→ Aim of the task: Below is a listing; write it out exactly and drop any images from it.

→ Data block:
_____

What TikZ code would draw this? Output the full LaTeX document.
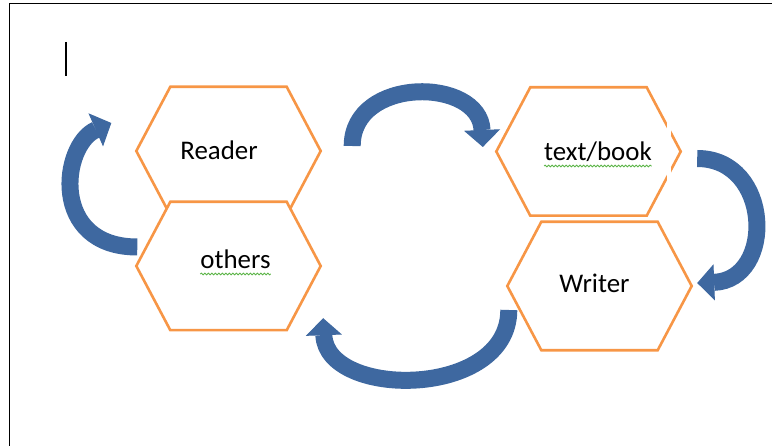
\documentclass[tikz,border=0pt]{standalone}
\usepackage{fontspec}
\setmainfont{Carlito}
\usetikzlibrary{arrows.meta,backgrounds,decorations.pathmorphing}
\definecolor{hexorange}{RGB}{247,150,70}
\definecolor{arrowblue}{RGB}{62,104,160}
\definecolor{spellgreen}{RGB}{90,180,70}

\begin{document}
\begin{tikzpicture}[x=1bp,y=-1bp,
	hexa/.style={rectangle,minimum width=184bp,minimum height=128bp,inner sep=0pt},
	hexline/.style={draw=hexorange,fill=white,line width=2.6bp},
	word/.style={anchor=base,inner sep=0pt,font=\fontsize{27}{32}\selectfont},
	curvearrow/.style={draw=arrowblue,line width=17bp,-{Triangle[length=17bp,width=36bp,line width=1bp]}},
	squiggle/.style={draw=spellgreen,line width=0.8bp,decorate,decoration={snake,amplitude=0.9bp,segment length=3.5bp}}]
	\useasboundingbox (0,0) rectangle (772,446);
	\draw[line width=1.6bp] (9.5,446) -- (9.5,3.5) -- (772,3.5);
	\draw[line width=2.6bp] (66,42) -- (66,76);
	% the four boxes
	\node[hexa] (reader) at (228.5,151) {};
	\node[hexa] (others) at (228.5,266) {};
	\node[hexa] (book) at (588.5,151.5) {};
	\node[hexa] (writer) at (599.5,286) {};
	\begin{pgfonlayer}{background}
		\foreach \n in {reader,others,book,writer}
			\draw[hexline] ([xshift=34bp]\n.north west) -- ([xshift=-34bp]\n.north east) -- (\n.east)
				-- ([xshift=-34bp]\n.south east) -- ([xshift=34bp]\n.south west) -- (\n.west) -- cycle;
	\end{pgfonlayer}
	\fill[white] ([shift={(-14,-32)}]book.east) rectangle ([shift={(-9.5,30)}]book.east);
	\node[word] (readertext) at ([shift={(-9.5,9)}]reader.center) {Reader};
	\node[word] (otherstext) at ([shift={(7,3)}]others.center) {others};
	\node[word] (booktext) at ([shift={(9.5,9.5)}]book.center) {text/book};
	\node[word] (writertext) at ([shift={(-5,7)}]writer.center) {Writer};
	\draw[squiggle] ([shift={(0,5)}]booktext.base west) -- ([shift={(0,5)}]booktext.base east);
	\draw[squiggle] ([shift={(0,5)}]otherstext.base west) -- ([shift={(0,5)}]otherstext.base east);
	% arrows round the cycle
	\draw[curvearrow] ([shift={(31.5,-5)}]reader.east) .. controls +(0,-70) and +(-3,-70) .. ([shift={(-13.5,-4.5)}]book.west);
	\draw[curvearrow] ([shift={(16.5,7)}]book.east) .. controls +(75,0) and +(78,-3) .. ([shift={(5.5,-3)}]writer.east);
	\draw[curvearrow] ([shift={(1.5,24)}]writer.west) .. controls +(0,89) and +(3,81) .. ([shift={(2.5,-12)}]others.south east);
	\draw[curvearrow] ([shift={(1,-19)}]others.west) .. controls +(-88,0) and +(-50,22) .. ([shift={(-25,-28)}]reader.west);
\end{tikzpicture}
\end{document}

_____

→ Result for this task:
What TikZ code would draw this? Output the full LaTeX document.
\documentclass[tikz,border=0pt]{standalone}
\usepackage{fontspec}
\setmainfont{Carlito}
\usetikzlibrary{arrows.meta,backgrounds,decorations.pathmorphing}
\definecolor{hexorange}{RGB}{247,150,70}
\definecolor{arrowblue}{RGB}{62,104,160}
\definecolor{spellgreen}{RGB}{90,180,70}

\begin{document}
\begin{tikzpicture}[x=1bp,y=-1bp,
	hexa/.style={rectangle,minimum width=184bp,minimum height=128bp,inner sep=0pt},
	hexline/.style={draw=hexorange,fill=white,line width=2.6bp},
	word/.style={anchor=base,inner sep=0pt,font=\fontsize{27}{32}\selectfont},
	curvearrow/.style={draw=arrowblue,line width=17bp,-{Triangle[length=17bp,width=36bp,line width=1bp]}},
	squiggle/.style={draw=spellgreen,line width=0.8bp,decorate,decoration={snake,amplitude=0.9bp,segment length=3.5bp}}]
	\useasboundingbox (0,0) rectangle (772,446);
	\draw[line width=1.6bp] (9.5,446) -- (9.5,3.5) -- (772,3.5);
	\draw[line width=2.6bp] (66,42) -- (66,76);
	% the four boxes
	\node[hexa] (reader) at (228.5,151) {};
	\node[hexa] (others) at (228.5,266) {};
	\node[hexa] (book) at (588.5,151.5) {};
	\node[hexa] (writer) at (599.5,286) {};
	\begin{pgfonlayer}{background}
		\foreach \n in {reader,others,book,writer}
			\draw[hexline] ([xshift=34bp]\n.north west) -- ([xshift=-34bp]\n.north east) -- (\n.east)
				-- ([xshift=-34bp]\n.south east) -- ([xshift=34bp]\n.south west) -- (\n.west) -- cycle;
	\end{pgfonlayer}
	\fill[white] ([shift={(-14,-32)}]book.east) rectangle ([shift={(-9.5,30)}]book.east);
	\node[word] (readertext) at ([shift={(-9.5,9)}]reader.center) {Reader};
	\node[word] (otherstext) at ([shift={(7,3)}]others.center) {others};
	\node[word] (booktext) at ([shift={(9.5,9.5)}]book.center) {text/book};
	\node[word] (writertext) at ([shift={(-5,7)}]writer.center) {Writer};
	\draw[squiggle] ([shift={(0,5)}]booktext.base west) -- ([shift={(0,5)}]booktext.base east);
	\draw[squiggle] ([shift={(0,5)}]otherstext.base west) -- ([shift={(0,5)}]otherstext.base east);
	% arrows round the cycle
	\draw[curvearrow] ([shift={(31.5,-5)}]reader.east) .. controls +(0,-70) and +(-3,-70) .. ([shift={(-13.5,-4.5)}]book.west);
	\draw[curvearrow] ([shift={(16.5,7)}]book.east) .. controls +(75,0) and +(78,-3) .. ([shift={(5.5,-3)}]writer.east);
	\draw[curvearrow] ([shift={(1.5,24)}]writer.west) .. controls +(0,89) and +(3,81) .. ([shift={(2.5,-12)}]others.south east);
	\draw[curvearrow] ([shift={(1,-19)}]others.west) .. controls +(-88,0) and +(-50,22) .. ([shift={(-25,-28)}]reader.west);
\end{tikzpicture}
\end{document}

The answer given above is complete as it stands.